Tibotec
- Industry: Pharmaceutical
- Founded: 1994; 31 years ago
- Founders: Rudi Pauwels; Carine Claeys; Marie-Pierre de Béthune; Kurt Hertogs; Hilde Azijn;
- Defunct: 2002
- Fate: Acquired by Johnson & Johnson and merged into its Janssen Pharmaceuticals division
- Website: tibotec.com

= Tibotec =

Defunct pharmaceutical company (1994–2002)

Tibotec was a pharmaceutical company with a focus on research and development of the treatment of infectious diseases such as HIV/AIDS and hepatitis C. The company was founded in 1994 and then acquired by Johnson & Johnson and merged into its Janssen Pharmaceuticals division in 2002. The company is part of Johnson & Johnson Innovation Medicine business segment.

The name of the company is derived from the tetrahydro-imidazo[4,5,1-jk][1,4]-benzodiazepine-2(1H)-one and -thione (TIBO) compounds discovered at the Rega Institute for Medical Research (Belgium).

==History==
In 1994, Rudi Pauwels of the Rega Institute for Medical Research founded Tibotec, together with his wife Carine Claeys, and their first co-workers Marie-Pierre de Béthune, Kurt Hertogs, and Hilde Azijn. In 1995 Paul Stoffels joined Tibotec. The company was acquired by Johnson & Johnson in April 2002, and was renamed Janssen Therapeutics in June 2011.
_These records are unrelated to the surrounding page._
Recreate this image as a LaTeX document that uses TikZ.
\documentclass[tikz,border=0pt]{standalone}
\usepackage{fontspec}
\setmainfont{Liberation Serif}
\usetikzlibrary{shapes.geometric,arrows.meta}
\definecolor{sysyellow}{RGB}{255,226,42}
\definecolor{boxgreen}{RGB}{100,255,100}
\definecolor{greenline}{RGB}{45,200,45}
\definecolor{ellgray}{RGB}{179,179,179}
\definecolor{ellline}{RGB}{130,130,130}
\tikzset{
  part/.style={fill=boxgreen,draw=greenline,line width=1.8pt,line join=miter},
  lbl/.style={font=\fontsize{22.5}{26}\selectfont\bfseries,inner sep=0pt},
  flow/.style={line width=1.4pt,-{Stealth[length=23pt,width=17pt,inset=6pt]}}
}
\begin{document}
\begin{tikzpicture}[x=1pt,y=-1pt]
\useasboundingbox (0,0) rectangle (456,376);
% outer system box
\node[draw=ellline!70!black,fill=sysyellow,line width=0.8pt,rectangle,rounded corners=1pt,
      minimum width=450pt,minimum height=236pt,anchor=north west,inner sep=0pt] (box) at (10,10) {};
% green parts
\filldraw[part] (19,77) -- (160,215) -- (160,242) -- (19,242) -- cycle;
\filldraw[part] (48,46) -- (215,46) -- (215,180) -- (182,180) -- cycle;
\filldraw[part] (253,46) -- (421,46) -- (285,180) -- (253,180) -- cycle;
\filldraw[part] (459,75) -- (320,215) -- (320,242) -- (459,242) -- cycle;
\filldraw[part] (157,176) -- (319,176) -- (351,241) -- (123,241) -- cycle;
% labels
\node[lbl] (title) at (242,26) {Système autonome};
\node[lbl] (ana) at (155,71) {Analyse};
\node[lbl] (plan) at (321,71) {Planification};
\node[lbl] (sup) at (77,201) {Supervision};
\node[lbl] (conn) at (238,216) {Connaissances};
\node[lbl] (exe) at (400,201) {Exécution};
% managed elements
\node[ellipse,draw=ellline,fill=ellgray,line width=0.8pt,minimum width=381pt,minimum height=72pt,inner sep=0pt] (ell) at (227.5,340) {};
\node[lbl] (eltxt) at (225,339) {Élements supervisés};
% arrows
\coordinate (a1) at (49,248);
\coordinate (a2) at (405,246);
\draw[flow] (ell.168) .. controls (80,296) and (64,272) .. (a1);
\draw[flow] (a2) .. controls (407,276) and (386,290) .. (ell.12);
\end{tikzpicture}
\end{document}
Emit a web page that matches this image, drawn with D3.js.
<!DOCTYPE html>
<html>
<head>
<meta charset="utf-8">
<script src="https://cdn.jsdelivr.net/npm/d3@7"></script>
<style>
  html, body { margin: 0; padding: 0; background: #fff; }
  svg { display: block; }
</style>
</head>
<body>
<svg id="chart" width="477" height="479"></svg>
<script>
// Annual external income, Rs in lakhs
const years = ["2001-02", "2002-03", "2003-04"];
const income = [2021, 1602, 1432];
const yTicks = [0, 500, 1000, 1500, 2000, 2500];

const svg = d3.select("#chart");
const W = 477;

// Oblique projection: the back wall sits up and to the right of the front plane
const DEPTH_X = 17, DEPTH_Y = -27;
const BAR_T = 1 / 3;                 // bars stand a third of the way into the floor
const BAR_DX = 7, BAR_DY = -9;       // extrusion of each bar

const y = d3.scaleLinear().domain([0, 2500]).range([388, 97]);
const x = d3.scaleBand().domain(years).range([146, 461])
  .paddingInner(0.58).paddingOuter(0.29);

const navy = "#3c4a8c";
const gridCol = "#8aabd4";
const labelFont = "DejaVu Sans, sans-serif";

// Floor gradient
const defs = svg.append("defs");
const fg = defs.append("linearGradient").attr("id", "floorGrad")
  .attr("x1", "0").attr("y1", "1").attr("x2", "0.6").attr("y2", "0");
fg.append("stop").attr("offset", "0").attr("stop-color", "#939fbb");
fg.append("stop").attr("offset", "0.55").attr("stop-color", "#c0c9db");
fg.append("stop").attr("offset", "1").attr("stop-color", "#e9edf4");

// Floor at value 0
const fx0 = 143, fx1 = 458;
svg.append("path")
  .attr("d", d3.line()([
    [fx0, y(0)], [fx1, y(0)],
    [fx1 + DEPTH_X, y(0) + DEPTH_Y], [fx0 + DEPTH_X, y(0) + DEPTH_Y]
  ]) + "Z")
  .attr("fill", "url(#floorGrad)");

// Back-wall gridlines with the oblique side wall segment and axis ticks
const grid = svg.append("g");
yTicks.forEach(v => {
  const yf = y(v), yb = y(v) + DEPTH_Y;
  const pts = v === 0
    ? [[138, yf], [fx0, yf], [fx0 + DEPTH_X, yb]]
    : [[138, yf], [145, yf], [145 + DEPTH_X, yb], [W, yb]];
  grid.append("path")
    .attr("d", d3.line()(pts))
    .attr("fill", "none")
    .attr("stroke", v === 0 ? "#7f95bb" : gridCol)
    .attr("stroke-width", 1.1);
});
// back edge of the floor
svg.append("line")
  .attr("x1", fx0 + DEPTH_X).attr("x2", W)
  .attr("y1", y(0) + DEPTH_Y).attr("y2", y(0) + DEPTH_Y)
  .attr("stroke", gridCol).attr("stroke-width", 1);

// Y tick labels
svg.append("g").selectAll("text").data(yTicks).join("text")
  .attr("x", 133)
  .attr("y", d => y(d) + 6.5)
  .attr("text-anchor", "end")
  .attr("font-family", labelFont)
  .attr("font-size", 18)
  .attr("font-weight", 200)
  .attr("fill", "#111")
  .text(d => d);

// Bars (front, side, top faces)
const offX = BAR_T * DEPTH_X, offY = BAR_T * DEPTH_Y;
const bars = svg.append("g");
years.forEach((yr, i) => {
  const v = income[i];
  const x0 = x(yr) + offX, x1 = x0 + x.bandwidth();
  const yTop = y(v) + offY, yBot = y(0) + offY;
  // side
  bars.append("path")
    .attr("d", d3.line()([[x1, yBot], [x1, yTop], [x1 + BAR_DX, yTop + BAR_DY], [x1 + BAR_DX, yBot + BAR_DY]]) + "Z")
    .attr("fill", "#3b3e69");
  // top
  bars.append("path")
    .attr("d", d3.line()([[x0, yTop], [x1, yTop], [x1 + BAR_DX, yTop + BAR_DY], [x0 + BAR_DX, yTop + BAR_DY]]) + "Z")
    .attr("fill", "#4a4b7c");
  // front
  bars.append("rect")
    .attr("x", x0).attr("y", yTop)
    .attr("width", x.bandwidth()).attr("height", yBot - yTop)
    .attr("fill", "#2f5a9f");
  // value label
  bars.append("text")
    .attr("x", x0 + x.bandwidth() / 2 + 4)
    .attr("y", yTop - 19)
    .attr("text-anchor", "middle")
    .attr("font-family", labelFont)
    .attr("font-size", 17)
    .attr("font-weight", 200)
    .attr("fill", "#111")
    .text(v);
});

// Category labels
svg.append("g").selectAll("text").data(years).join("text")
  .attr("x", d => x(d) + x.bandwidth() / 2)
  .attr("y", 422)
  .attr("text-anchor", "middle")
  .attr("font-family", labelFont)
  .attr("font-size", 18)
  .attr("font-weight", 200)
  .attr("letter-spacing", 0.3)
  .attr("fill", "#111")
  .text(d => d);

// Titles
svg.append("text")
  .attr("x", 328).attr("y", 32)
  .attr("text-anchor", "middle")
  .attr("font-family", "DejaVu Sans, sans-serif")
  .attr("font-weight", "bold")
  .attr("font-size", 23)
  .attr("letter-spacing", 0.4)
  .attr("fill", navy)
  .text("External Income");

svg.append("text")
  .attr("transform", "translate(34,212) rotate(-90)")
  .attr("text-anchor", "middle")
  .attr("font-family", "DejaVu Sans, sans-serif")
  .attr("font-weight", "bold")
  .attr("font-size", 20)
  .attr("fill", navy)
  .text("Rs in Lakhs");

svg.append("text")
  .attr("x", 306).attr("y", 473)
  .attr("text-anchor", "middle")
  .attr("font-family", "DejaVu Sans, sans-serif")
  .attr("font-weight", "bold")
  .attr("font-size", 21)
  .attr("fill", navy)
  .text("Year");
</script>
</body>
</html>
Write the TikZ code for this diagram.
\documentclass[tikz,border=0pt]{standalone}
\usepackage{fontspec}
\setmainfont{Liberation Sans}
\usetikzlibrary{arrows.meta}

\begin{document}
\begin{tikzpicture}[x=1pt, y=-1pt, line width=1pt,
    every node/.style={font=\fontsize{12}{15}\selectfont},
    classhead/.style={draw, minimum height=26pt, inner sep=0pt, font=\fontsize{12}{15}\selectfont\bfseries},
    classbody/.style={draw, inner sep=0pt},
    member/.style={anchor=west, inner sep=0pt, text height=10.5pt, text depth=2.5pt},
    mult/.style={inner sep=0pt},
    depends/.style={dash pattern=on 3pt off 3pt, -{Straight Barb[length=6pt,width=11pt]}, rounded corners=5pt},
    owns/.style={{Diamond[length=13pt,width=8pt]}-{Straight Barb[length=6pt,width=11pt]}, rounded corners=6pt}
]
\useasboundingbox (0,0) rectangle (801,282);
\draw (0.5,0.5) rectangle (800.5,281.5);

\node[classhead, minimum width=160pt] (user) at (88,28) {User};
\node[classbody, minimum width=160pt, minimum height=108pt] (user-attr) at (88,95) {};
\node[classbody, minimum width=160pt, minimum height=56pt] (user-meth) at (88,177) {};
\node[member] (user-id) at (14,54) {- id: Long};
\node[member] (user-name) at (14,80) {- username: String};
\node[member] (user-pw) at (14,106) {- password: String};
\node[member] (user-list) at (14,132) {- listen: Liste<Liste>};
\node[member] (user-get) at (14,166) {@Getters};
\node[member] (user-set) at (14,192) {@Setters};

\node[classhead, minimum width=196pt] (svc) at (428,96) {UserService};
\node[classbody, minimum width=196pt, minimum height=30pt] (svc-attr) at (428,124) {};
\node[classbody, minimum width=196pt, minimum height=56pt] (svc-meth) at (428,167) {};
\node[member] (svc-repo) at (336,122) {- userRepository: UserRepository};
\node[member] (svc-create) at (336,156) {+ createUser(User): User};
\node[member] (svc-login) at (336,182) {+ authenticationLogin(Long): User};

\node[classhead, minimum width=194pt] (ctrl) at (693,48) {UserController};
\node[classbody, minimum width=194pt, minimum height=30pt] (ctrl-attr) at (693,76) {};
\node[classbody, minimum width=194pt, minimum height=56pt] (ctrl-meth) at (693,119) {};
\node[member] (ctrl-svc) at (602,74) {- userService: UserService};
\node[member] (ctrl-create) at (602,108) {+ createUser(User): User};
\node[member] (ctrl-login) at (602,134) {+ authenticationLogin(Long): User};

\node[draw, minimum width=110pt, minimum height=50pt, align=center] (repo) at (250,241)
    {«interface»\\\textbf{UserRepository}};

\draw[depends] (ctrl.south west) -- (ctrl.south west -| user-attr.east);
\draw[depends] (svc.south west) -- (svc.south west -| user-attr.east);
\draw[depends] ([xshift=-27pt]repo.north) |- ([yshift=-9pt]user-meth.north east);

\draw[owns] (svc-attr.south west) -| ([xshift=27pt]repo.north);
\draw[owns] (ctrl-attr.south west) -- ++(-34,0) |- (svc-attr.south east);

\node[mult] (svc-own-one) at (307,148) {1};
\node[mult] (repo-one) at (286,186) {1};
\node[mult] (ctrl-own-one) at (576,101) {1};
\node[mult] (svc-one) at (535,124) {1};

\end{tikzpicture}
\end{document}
Tibotec provided funding for HIV treatment clinical trials at the Infectious Diseases Institute in Kampala, Uganda.

==Drugs==
- Darunavir (TMC114, tradename Prezista), a protease inhibitor
- Etravirine (TMC125, tradename Intelence), a non-nucleoside reverse transcriptase inhibitor (NNRTI)
- Bedaquiline (TMC207/R207910, tradename Sirturo), an diarylquinoline anti-tuberculosis drug
- Rilpivirine (TMC278, tradename Edurant), an NNRTI
- Simeprevir (TMC435, tradename Olysio), an HCV NS3/4A protease inhibitor for treatment of chronic hepatitis C in combination with pegylated interferon/ribavirin or with other direct-acting anti-HCV agents.
- Dapivirine (TMC120), an NNRTI licensed to the International Partnership for Microbicides for its development as a vaginal microbicide in March 2004.